**Objective**
Make an exact transcription of the material, leaving out all images.

**Supplied information**
○ ○ ○ ○ ○

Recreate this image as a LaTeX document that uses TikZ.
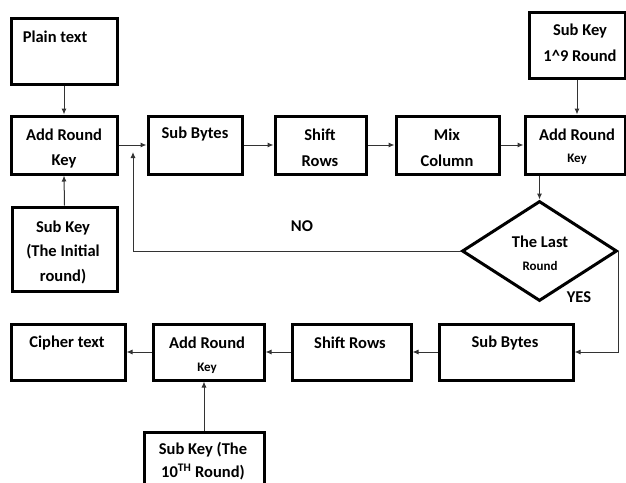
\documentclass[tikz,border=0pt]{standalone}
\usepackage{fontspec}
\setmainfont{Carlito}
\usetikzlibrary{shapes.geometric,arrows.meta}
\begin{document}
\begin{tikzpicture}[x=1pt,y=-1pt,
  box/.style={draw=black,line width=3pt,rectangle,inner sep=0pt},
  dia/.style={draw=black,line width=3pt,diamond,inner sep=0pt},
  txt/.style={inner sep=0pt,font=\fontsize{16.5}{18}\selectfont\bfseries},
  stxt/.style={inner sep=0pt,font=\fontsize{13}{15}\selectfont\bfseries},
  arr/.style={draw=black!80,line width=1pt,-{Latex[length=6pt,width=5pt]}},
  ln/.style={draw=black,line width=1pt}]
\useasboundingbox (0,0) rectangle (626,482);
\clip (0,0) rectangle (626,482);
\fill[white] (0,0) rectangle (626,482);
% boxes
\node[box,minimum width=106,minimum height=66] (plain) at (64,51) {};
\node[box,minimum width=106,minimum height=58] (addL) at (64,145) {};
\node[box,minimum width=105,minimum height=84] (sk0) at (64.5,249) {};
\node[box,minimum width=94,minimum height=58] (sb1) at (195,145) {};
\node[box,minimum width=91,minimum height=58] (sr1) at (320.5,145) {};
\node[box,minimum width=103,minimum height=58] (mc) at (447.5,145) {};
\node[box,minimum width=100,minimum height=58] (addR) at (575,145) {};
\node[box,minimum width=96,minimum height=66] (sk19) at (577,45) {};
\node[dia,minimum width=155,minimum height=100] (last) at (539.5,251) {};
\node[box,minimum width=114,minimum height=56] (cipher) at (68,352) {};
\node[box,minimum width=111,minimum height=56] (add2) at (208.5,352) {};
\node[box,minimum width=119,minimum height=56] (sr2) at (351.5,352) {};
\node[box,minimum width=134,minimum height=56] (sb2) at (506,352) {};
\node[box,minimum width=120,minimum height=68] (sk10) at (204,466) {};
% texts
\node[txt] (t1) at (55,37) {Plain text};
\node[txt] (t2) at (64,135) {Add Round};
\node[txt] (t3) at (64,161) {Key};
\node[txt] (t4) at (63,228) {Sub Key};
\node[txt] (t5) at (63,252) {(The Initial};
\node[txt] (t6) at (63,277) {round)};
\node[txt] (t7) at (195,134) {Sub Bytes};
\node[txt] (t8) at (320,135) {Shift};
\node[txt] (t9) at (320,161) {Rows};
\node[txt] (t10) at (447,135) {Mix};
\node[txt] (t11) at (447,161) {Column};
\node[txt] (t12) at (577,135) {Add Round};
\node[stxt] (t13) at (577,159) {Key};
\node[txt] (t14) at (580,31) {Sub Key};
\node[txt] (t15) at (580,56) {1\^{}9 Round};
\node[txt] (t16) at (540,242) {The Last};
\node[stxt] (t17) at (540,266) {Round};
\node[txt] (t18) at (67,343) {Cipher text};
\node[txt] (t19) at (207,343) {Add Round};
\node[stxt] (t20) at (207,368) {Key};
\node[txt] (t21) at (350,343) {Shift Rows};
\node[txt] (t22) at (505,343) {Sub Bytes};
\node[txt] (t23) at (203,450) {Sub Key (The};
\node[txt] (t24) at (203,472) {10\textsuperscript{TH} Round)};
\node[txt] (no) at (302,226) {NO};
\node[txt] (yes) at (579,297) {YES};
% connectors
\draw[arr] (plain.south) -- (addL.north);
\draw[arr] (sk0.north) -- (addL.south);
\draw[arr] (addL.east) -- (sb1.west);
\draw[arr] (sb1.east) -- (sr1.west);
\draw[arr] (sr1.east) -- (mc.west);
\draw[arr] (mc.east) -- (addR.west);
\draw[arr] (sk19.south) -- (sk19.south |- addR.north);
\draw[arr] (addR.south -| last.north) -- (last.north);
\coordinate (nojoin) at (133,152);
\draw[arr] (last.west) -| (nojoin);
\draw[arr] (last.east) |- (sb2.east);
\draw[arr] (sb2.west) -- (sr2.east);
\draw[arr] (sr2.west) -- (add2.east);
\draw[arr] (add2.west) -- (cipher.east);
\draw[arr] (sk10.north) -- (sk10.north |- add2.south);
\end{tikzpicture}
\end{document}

○ ○ ○ ○ ○

**In response**
Recreate this image as a LaTeX document that uses TikZ.
\documentclass[tikz,border=0pt]{standalone}
\usepackage{fontspec}
\setmainfont{Carlito}
\usetikzlibrary{shapes.geometric,arrows.meta}
\begin{document}
\begin{tikzpicture}[x=1pt,y=-1pt,
  box/.style={draw=black,line width=3pt,rectangle,inner sep=0pt},
  dia/.style={draw=black,line width=3pt,diamond,inner sep=0pt},
  txt/.style={inner sep=0pt,font=\fontsize{16.5}{18}\selectfont\bfseries},
  stxt/.style={inner sep=0pt,font=\fontsize{13}{15}\selectfont\bfseries},
  arr/.style={draw=black!80,line width=1pt,-{Latex[length=6pt,width=5pt]}},
  ln/.style={draw=black,line width=1pt}]
\useasboundingbox (0,0) rectangle (626,482);
\clip (0,0) rectangle (626,482);
\fill[white] (0,0) rectangle (626,482);
% boxes
\node[box,minimum width=106,minimum height=66] (plain) at (64,51) {};
\node[box,minimum width=106,minimum height=58] (addL) at (64,145) {};
\node[box,minimum width=105,minimum height=84] (sk0) at (64.5,249) {};
\node[box,minimum width=94,minimum height=58] (sb1) at (195,145) {};
\node[box,minimum width=91,minimum height=58] (sr1) at (320.5,145) {};
\node[box,minimum width=103,minimum height=58] (mc) at (447.5,145) {};
\node[box,minimum width=100,minimum height=58] (addR) at (575,145) {};
\node[box,minimum width=96,minimum height=66] (sk19) at (577,45) {};
\node[dia,minimum width=155,minimum height=100] (last) at (539.5,251) {};
\node[box,minimum width=114,minimum height=56] (cipher) at (68,352) {};
\node[box,minimum width=111,minimum height=56] (add2) at (208.5,352) {};
\node[box,minimum width=119,minimum height=56] (sr2) at (351.5,352) {};
\node[box,minimum width=134,minimum height=56] (sb2) at (506,352) {};
\node[box,minimum width=120,minimum height=68] (sk10) at (204,466) {};
% texts
\node[txt] (t1) at (55,37) {Plain text};
\node[txt] (t2) at (64,135) {Add Round};
\node[txt] (t3) at (64,161) {Key};
\node[txt] (t4) at (63,228) {Sub Key};
\node[txt] (t5) at (63,252) {(The Initial};
\node[txt] (t6) at (63,277) {round)};
\node[txt] (t7) at (195,134) {Sub Bytes};
\node[txt] (t8) at (320,135) {Shift};
\node[txt] (t9) at (320,161) {Rows};
\node[txt] (t10) at (447,135) {Mix};
\node[txt] (t11) at (447,161) {Column};
\node[txt] (t12) at (577,135) {Add Round};
\node[stxt] (t13) at (577,159) {Key};
\node[txt] (t14) at (580,31) {Sub Key};
\node[txt] (t15) at (580,56) {1\^{}9 Round};
\node[txt] (t16) at (540,242) {The Last};
\node[stxt] (t17) at (540,266) {Round};
\node[txt] (t18) at (67,343) {Cipher text};
\node[txt] (t19) at (207,343) {Add Round};
\node[stxt] (t20) at (207,368) {Key};
\node[txt] (t21) at (350,343) {Shift Rows};
\node[txt] (t22) at (505,343) {Sub Bytes};
\node[txt] (t23) at (203,450) {Sub Key (The};
\node[txt] (t24) at (203,472) {10\textsuperscript{TH} Round)};
\node[txt] (no) at (302,226) {NO};
\node[txt] (yes) at (579,297) {YES};
% connectors
\draw[arr] (plain.south) -- (addL.north);
\draw[arr] (sk0.north) -- (addL.south);
\draw[arr] (addL.east) -- (sb1.west);
\draw[arr] (sb1.east) -- (sr1.west);
\draw[arr] (sr1.east) -- (mc.west);
\draw[arr] (mc.east) -- (addR.west);
\draw[arr] (sk19.south) -- (sk19.south |- addR.north);
\draw[arr] (addR.south -| last.north) -- (last.north);
\coordinate (nojoin) at (133,152);
\draw[arr] (last.west) -| (nojoin);
\draw[arr] (last.east) |- (sb2.east);
\draw[arr] (sb2.west) -- (sr2.east);
\draw[arr] (sr2.west) -- (add2.east);
\draw[arr] (add2.west) -- (cipher.east);
\draw[arr] (sk10.north) -- (sk10.north |- add2.south);
\end{tikzpicture}
\end{document}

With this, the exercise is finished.